Leave the pictures out and quote every line from the start of the listing to the line with "import * as", inclusive.

## Supplied material
+--

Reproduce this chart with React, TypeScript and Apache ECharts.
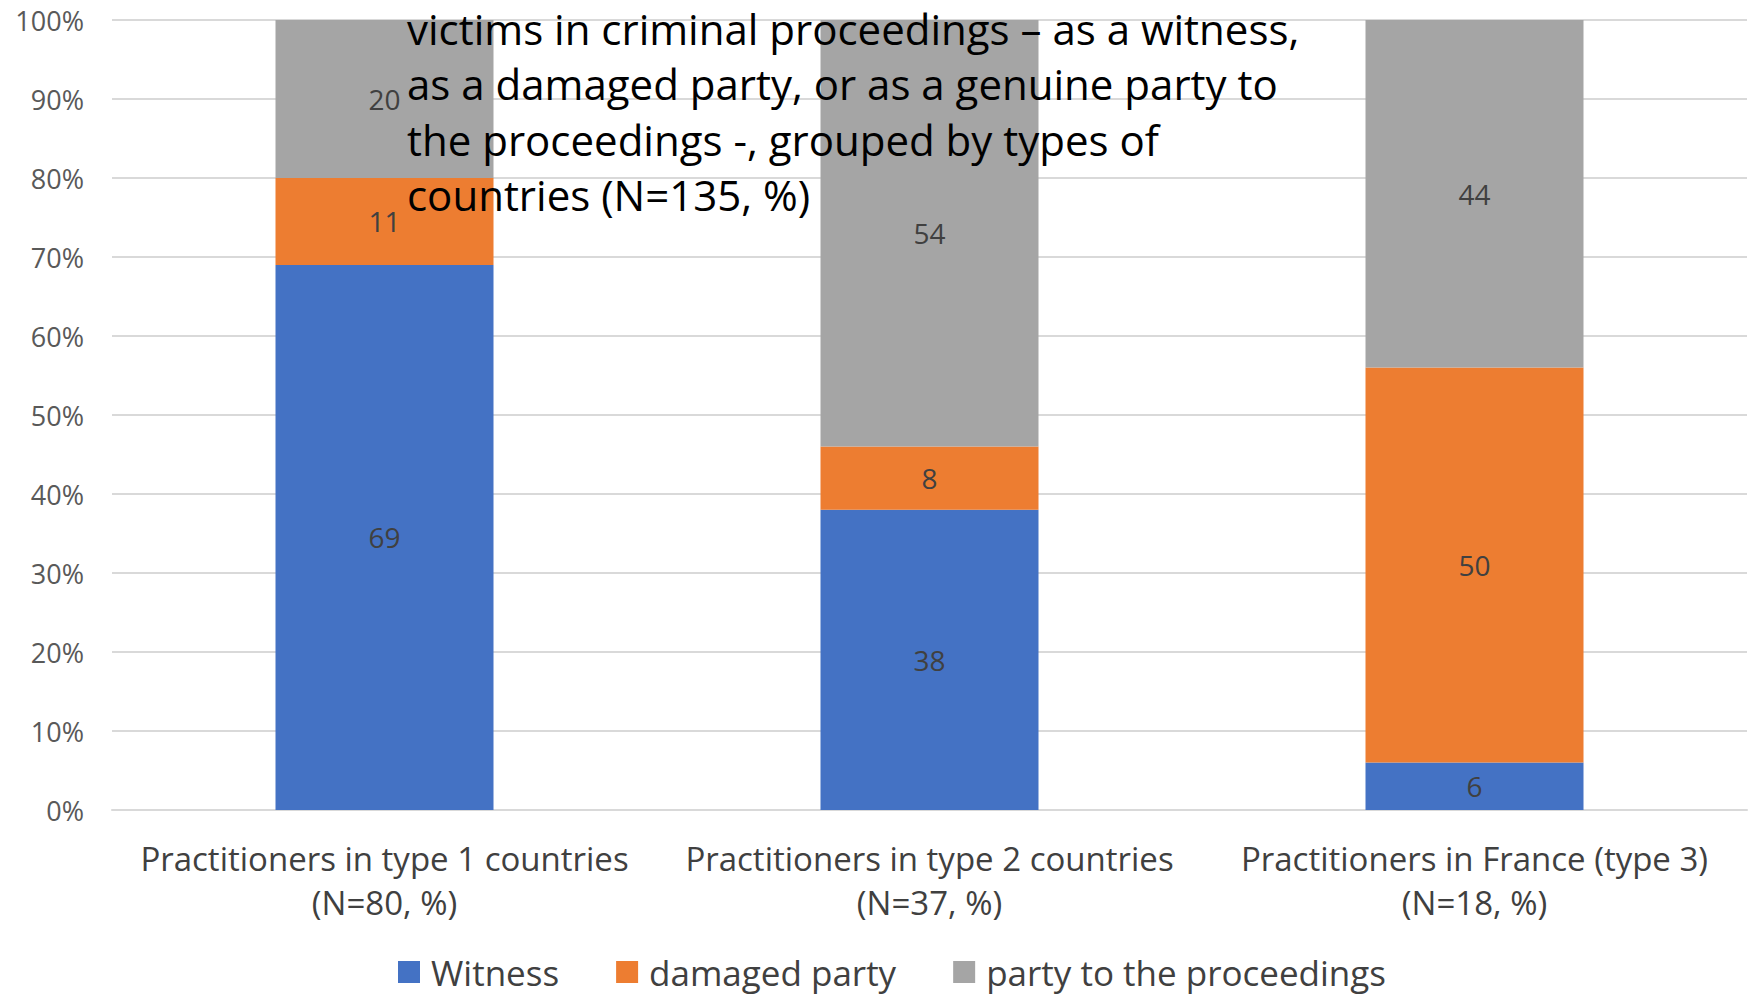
import React, { useEffect, useRef } from "react";
import * as echarts from "echarts";

const categories = [
  "Practitioners in type 1 countries\n(N=80, %)",
  "Practitioners in type 2 countries\n(N=37, %)",
  "Practitioners in France (type 3)\n(N=18, %)",
];
const witness = [69, 38, 6];
const damagedParty = [11, 8, 50];
const partyToProceedings = [20, 54, 44];
const titleLines = [
  "victims in criminal proceedings – as a witness,",
  "as a damaged party, or as a genuine party to",
  "the proceedings -, grouped by types of",
  "countries (N=135, %)",
];

const FONT = "'Open Sans', 'Noto Sans', sans-serif";

export default function App() {
  const ref = useRef<HTMLDivElement>(null);

  useEffect(() => {
    document.body.style.margin = "0";
    if (!ref.current) return;
    const chart = echarts.init(ref.current, undefined, { renderer: "svg" });

    const label = {
      show: true,
      position: "inside",
      color: "#404040",
      fontSize: 28,
      fontFamily: FONT,
    };
    const mk = (name: string, data: number[], color: string) => ({
      name,
      type: "bar",
      stack: "total",
      data,
      barWidth: "40%",
      itemStyle: { color },
      label,
    });

    // Title lines drawn one by one, layered above the bars
    const titleGraphics = titleLines.map((line, i) => ({
      type: "text",
      x: 407,
      y: 28 + i * 55.5,
      z: 100,
      style: {
        text: line,
        fill: "#000000",
        font: `42px ${FONT}`,
        lineHeight: 42,
        verticalAlign: "middle",
        align: "left",
      },
    }));

    chart.setOption({
      animation: false,
      textStyle: { fontFamily: FONT },
      grid: { left: 112, right: 5, top: 20, bottom: 186 },
      xAxis: {
        type: "category",
        data: categories,
        axisLine: { show: true, lineStyle: { color: "#D9D9D9", width: 2 } },
        axisTick: { show: false },
        axisLabel: {
          interval: 0,
          hideOverlap: false,
          color: "#404040",
          fontSize: 33,
          lineHeight: 44,
          margin: 26,
          fontFamily: FONT,
        },
      },
      yAxis: {
        type: "value",
        min: 0,
        max: 100,
        interval: 10,
        axisLine: { show: false },
        axisTick: { show: false },
        splitLine: { lineStyle: { color: "#D9D9D9", width: 2 } },
        axisLabel: {
          formatter: "{value}%",
          color: "#595959",
          fontSize: 27,
          margin: 28,
          fontFamily: FONT,
        },
      },
      legend: {
        left: 393,
        top: 949,
        itemWidth: 22,
        itemHeight: 22,
        itemGap: 57,
        icon: "rect",
        textStyle: {
          color: "#404040",
          fontSize: 35,
          lineHeight: 36,
          fontFamily: FONT,
          padding: [0, 0, 0, 6],
        },
        data: ["Witness", "damaged party", "party to the proceedings"],
      },
      series: [
        mk("Witness", witness, "#4472C4"),
        mk("damaged party", damagedParty, "#ED7D31"),
        mk("party to the proceedings", partyToProceedings, "#A5A5A5"),
      ],
      graphic: titleGraphics,
    });

    return () => chart.dispose();
  }, []);

  return <div ref={ref} style={{ width: 1752, height: 996 }} />;
}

+--

## Written answer
Reproduce this chart with React, TypeScript and Apache ECharts.
import React, { useEffect, useRef } from "react";
import * as echarts from "echarts";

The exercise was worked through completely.